While programming certainly spills over into the community – some student writers teach creative writing workshops with partnering schools, and the program’s annual Writers’ Week is free and open to an eager public – a writer unaffiliated with the university’s program may have to work a little harder to find the same sense of community or structure.
“We have this, what I describe as a vibrant writing community, and yet I’m not sure if the average person in town even knows that all of these things exist,” said Emily Smith, associate professor and director of The Publishing Laboratory at UNCW.
Smith is also the publisher and founder of Lookout Books – a publishing house for emerging and underrepresented voices – and Ecotone magazine, a semiannual literary magazine.

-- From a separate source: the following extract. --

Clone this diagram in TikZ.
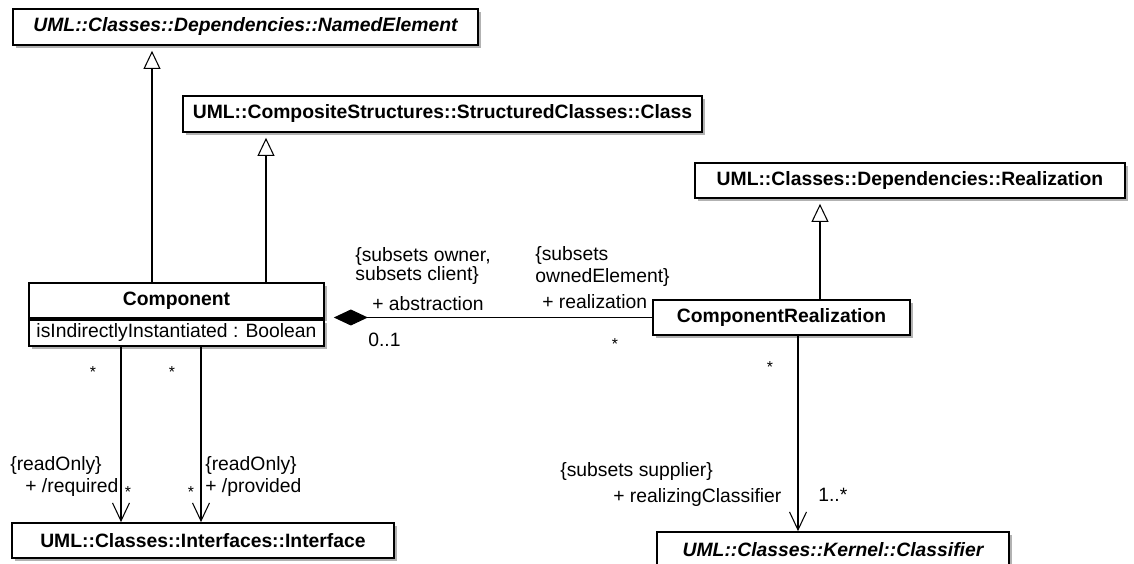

“It feels to me, as somebody who’s lived here for 23 years, that more people are finding Wilmington,” Smith said. “And that, with that influx of new people, they’ll innovate and come up with new things and realize that there’s a culture and economy here to support it. And we’ll build it.”
Gentry, who frequently collaborates with Assata’s Speak Ya Peace, finds the creative community disjointed despite the city’s abundance of artists.
“When we talk about the resources that are available and the workshops and everything, it kind of depends on what circle you’re in, or what program you’re a part of,” Gentry said.
Wilmington’s existing literary community relies in no small part on independent bookstores hosting writing workshops, book signings or events under one roof.
Cash said independent bookstores made his career possible by supporting his first novel, published in 2012.
“I would not have had a career if that novel had been launched onto Amazon or if it sat face out on a shelf for two weeks in Barnes & Noble, and then disappeared,” he said. “It was embraced by the independent bookstore sales reps, and it was enormous because of that.”
Assata said, “Readers are leaders, and if we want our children to be able to pick up from where we left off at, we have to lead them to the books that will help shape their lives.”